An insolent critic looks back at a life spent savoring flavors.
It is a plain fact that if a critic appears in a book or movie, he (it’s almost always a he) will be a pretentious jerk. He may or may not be a fraud, but the pretension and the obnoxiousness are both givens. (He also will inevitably be portrayed as quite wealthy, which is actually pretty funny.)
Meet the Maître. The main character of French author Muriel Barbery’s Gourmet Rhapsody, says, quite simply, “I am the greatest food critic in the world.” He is also dying. And before he dies, there’s one elusive flavor he craves one last time, if only he could remember what it was.
Barbery won international acclaim for her philosophical novel, “The Elegance of the Hedgehog,” which recounted the unlikely friendship between a precocious 12-year-old girl and an elderly French concierge, who took delight in conforming outwardly to her wealthy clientele’s stereotypes, while her rich inner life vastly outstripped theirs. (Renee gets a cameo in “Gourmet Rhapsody,” which made me miss her all over again.)

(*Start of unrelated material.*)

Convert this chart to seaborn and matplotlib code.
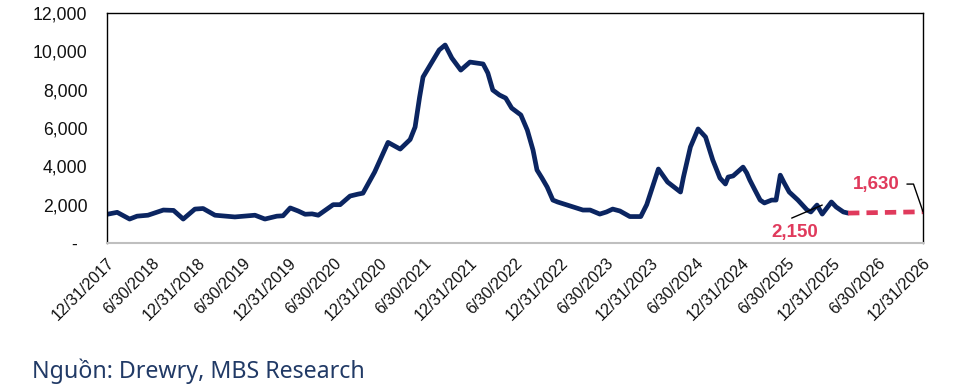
import pandas as pd
import seaborn as sns
import matplotlib
matplotlib.use('Agg')
import matplotlib.pyplot as plt
from matplotlib.ticker import FuncFormatter

# Drewry container freight index (USD/FEU)
hist_dates = [
    "2018-01-01", "2018-02-10", "2018-04-01", "2018-05-01", "2018-06-14", "2018-08-15",
    "2018-09-25", "2018-11-03", "2018-12-20", "2019-01-22", "2019-03-11", "2019-05-30",
    "2019-08-19", "2019-09-28", "2019-11-15", "2019-12-10", "2020-01-08", "2020-02-09",
    "2020-03-08", "2020-04-05", "2020-04-30", "2020-06-29", "2020-07-27", "2020-09-05",
    "2020-10-07", "2020-10-27", "2020-12-13", "2021-02-05", "2021-03-26", "2021-05-05",
    "2021-05-25", "2021-06-12", "2021-06-26", "2021-07-25", "2021-08-30", "2021-09-23",
    "2021-10-20", "2021-11-25", "2022-01-01", "2022-02-23", "2022-03-14", "2022-04-03",
    "2022-04-30", "2022-05-25", "2022-06-18", "2022-07-25", "2022-08-20", "2022-09-12",
    "2022-09-28", "2022-10-18", "2022-11-08", "2022-12-01", "2022-12-20", "2023-04-01",
    "2023-04-30", "2023-06-08", "2023-07-05", "2023-07-30", "2023-08-28", "2023-10-07",
    "2023-11-20", "2023-12-14", "2024-01-30", "2024-03-07", "2024-04-28", "2024-05-10",
    "2024-06-07", "2024-07-08", "2024-08-07", "2024-09-05", "2024-10-04", "2024-10-26",
    "2024-11-06", "2024-11-26", "2025-01-05", "2025-01-20", "2025-02-01", "2025-02-22",
    "2025-03-15", "2025-04-01", "2025-04-30", "2025-05-18", "2025-06-04", "2025-06-20",
    "2025-07-10", "2025-08-14", "2025-09-20", "2025-10-05", "2025-10-30", "2025-11-20",
    "2025-12-27", "2026-01-15", "2026-02-13", "2026-03-04",
]
hist_values = [
    1500, 1600, 1250, 1400, 1450, 1720,
    1700, 1250, 1770, 1800, 1450, 1360,
    1450, 1250, 1400, 1420, 1830, 1670,
    1500, 1520, 1450, 2000, 2000, 2450,
    2550, 2600, 3700, 5250, 4900, 5400,
    6050, 7600, 8660, 9290, 10070, 10330,
    9650, 9020, 9440, 9340, 8870, 7980,
    7720, 7560, 7040, 6680, 5890, 4850,
    3810, 3390, 2920, 2240, 2140, 1720,
    1720, 1510, 1620, 1770, 1670, 1380,
    1380, 2000, 3860, 3180, 2660, 3440,
    5010, 5950, 5530, 4330, 3390, 3080,
    3440, 3500, 3960, 3650, 3290, 2760,
    2240, 2090, 2240, 2240, 3540, 3130,
    2660, 2240, 1720, 1620, 1980, 1510,
    2140, 1880, 1620, 1560,
]
fcst_dates = ["2026-03-04", "2026-12-31"]
fcst_values = [1560, 1630]

tick_dates = [
    "2017-12-31", "2018-06-30", "2018-12-31", "2019-06-30", "2019-12-31", "2020-06-30",
    "2020-12-31", "2021-06-30", "2021-12-31", "2022-06-30", "2022-12-31", "2023-06-30",
    "2023-12-31", "2024-06-30", "2024-12-31", "2025-06-30", "2025-12-31", "2026-06-30",
    "2026-12-31",
]
tick_labels = [
    "12/31/2017", "6/30/2018", "12/31/2018", "6/30/2019", "12/31/2019", "6/30/2020",
    "12/31/2020", "6/30/2021", "12/31/2021", "6/30/2022", "12/31/2022", "6/30/2023",
    "12/31/2023", "6/30/2024", "12/31/2024", "6/30/2025", "12/31/2025", "6/30/2026",
    "12/31/2026",
]
y_ticks = [0, 2000, 4000, 6000, 8000, 10000, 12000]

source_text = "Ngu\u1ed3n: Drewry, MBS Research"

NAVY = "#0b2561"
RED = "#e03a5c"

sns.set_theme(style="white")
plt.rcParams['font.family'] = ['Liberation Sans', 'DejaVu Sans']

fig, ax = plt.subplots(figsize=(9.64, 3.89), dpi=100)
fig.subplots_adjust(left=0.111, right=0.9575, top=0.9666, bottom=0.3753)

hist = pd.DataFrame({"date": pd.to_datetime(hist_dates), "value": hist_values})
fcst = pd.DataFrame({"date": pd.to_datetime(fcst_dates), "value": fcst_values})

sns.lineplot(data=hist, x="date", y="value", color=NAVY, linewidth=3.4, ax=ax,
             solid_capstyle="round", solid_joinstyle="round")
sns.lineplot(data=fcst, x="date", y="value", color=RED, linewidth=3.4, ax=ax)
ax.lines[-1].set_dashes([2.4, 1.5])

ax.set_xlim(pd.Timestamp(tick_dates[0]), pd.Timestamp(tick_dates[-1]))
ax.set_ylim(0, 12000)
ax.set_xlabel("")
ax.set_ylabel("")

ax.set_yticks(y_ticks)
ax.yaxis.set_major_formatter(FuncFormatter(lambda v, p: "-  " if v == 0 else f"{int(v):,}"))
ax.tick_params(axis="y", length=0, pad=14, labelsize=12.7, labelcolor="#111111")

ax.set_xticks(pd.to_datetime(tick_dates))
ax.set_xticklabels(tick_labels, rotation=45, ha="right", rotation_mode="anchor")
ax.tick_params(axis="x", length=3, width=1, color="#bfbfbf", direction="out",
               pad=6, labelsize=11.6, labelcolor="#111111")

for side in ["left", "top", "right"]:
    ax.spines[side].set_color("black")
    ax.spines[side].set_linewidth(1.0)
ax.spines["bottom"].set_color("#bfbfbf")
ax.spines["bottom"].set_linewidth(1.5)

# label 2,150 with its leader line
ax.annotate("", xy=(pd.Timestamp("2025-11-20"), 1980),
            xytext=(pd.Timestamp("2025-07-20"), 1300),
            arrowprops=dict(arrowstyle="-", color="black", lw=1.0, shrinkA=0, shrinkB=0),
            zorder=5)
ax.text(pd.Timestamp("2025-08-03"), 570, "2,150", ha="center", va="center",
        fontsize=13.5, fontweight="bold", color=RED)

# label 1,630 with an elbow leader to the end of the forecast
ax.annotate("1,630", xy=(pd.Timestamp(fcst_dates[-1]), fcst_values[-1]),
            xytext=(pd.Timestamp("2026-06-25"), 3030), ha="center", va="center",
            fontsize=13.5, fontweight="bold", color=RED,
            arrowprops=dict(arrowstyle="-", color="black", lw=1.0,
                            relpos=(1.0, 0.55), shrinkA=3, shrinkB=0,
                            connectionstyle="angle,angleA=0,angleB=109,rad=0"),
            annotation_clip=False, zorder=5)

fig.text(32 / 964, 1 - 378 / 389, source_text, fontsize=16.7, family=['Noto Sans', 'DejaVu Sans'],
         color="#213a66", ha="left", va="baseline")

fig.savefig("out.png", dpi=100)
plt.close(fig)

The Maître, to put it mildly, is a less sympathetic character. He has ignored his wife, Anna, for at least 20 years, and is proud of the fact that he doesn’t love the children “who emerged from his wife’s entrails.” In fact, his relationship with food has been by far the most profound of his life, and, as he lies in his bed, trying to remember what he wants as his last meal, he recounts the most glorious viands of a life full of eating, Interestingly, elaborate, multicourse meals, such as he taught his disciples to extol, don’t figure prominently. Instead, he remembers the “ashy marine aroma” of freshly grilled sardines, the freshness of a chunky orange sorbet, and the perfection of a warm tomato eaten fresh under a linden tree.